When starting the app via java -Dspring.context.checkpoint=onRefresh -XX:CRaCCheckpointTo=./crac -jar my-app.jar
there are several open file descriptors from native code: timerfd, eventfd and eventpoll.
I'm suspecting Netty to hold this open files, but I'm using a bunch of other libs (mainly Spring Data Redis Reactive with Lettuce, Spring Kafka, Spring GraphQL) and I'm using Kotlin Coroutines.
Any advice? Is this a bug in Spring Webflux or Spring Data Redis Lettuce (all using Netty) or something completely different?
I'm expecting a checkpoint written to crac directory, but I get the follwing exception.
17:01:11.144 7742 ERROR main o.s.boot.SpringApplication - Application run failed
org.springframework.context.ApplicationContextException: Failed to take CRaC checkpoint on refresh
at org.springframework.context.support.DefaultLifecycleProcessor$CracDelegate.checkpointRestore(DefaultLifecycleProcessor.java:534) ~[spring-context-6.1.3.jar!/:6.1.3]
...
Caused by: org.crac.CheckpointException: null
at org.crac.Core$Compat.checkpointRestore(Core.java:144) ~[crac-1.4.0.jar!/:na]
at org.crac.Core.checkpointRestore(Core.java:237) ~[crac-1.4.0.jar!/:na]

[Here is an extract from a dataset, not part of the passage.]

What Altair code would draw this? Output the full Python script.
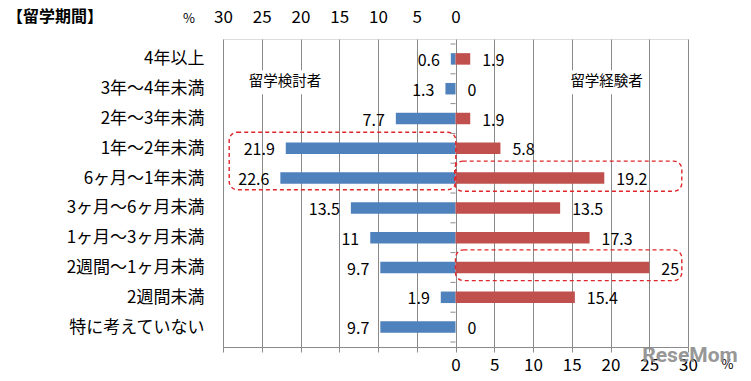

at org.springframework.context.support.DefaultLifecycleProcessor$CracDelegate.checkpointRestore(DefaultLifecycleProcessor.java:528) ~[spring-context-6.1.3.jar!/:6.1.3]
... 15 common frames omitted
Suppressed: jdk.internal.crac.mirror.impl.CheckpointOpenResourceException: FD fd=6 type=unknown path=anon_inode:[eventpoll]
... 17 common frames omitted
Suppressed: jdk.internal.crac.mirror.impl.CheckpointOpenResourceException: FD fd=7 type=unknown path=anon_inode:[eventfd]
... 17 common frames omitted
Suppressed: jdk.internal.crac.mirror.impl.CheckpointOpenResourceException: FD fd=10 type=unknown path=anon_inode:[timerfd]
... 17 common frames omitted
...
Edit: I can now confirm that this problem is related to Netty as I completly removed the Netty code and the checkpoint works without it.
Edit: There seems to be a problem if using Webflux as Server and using WebClient at the same time.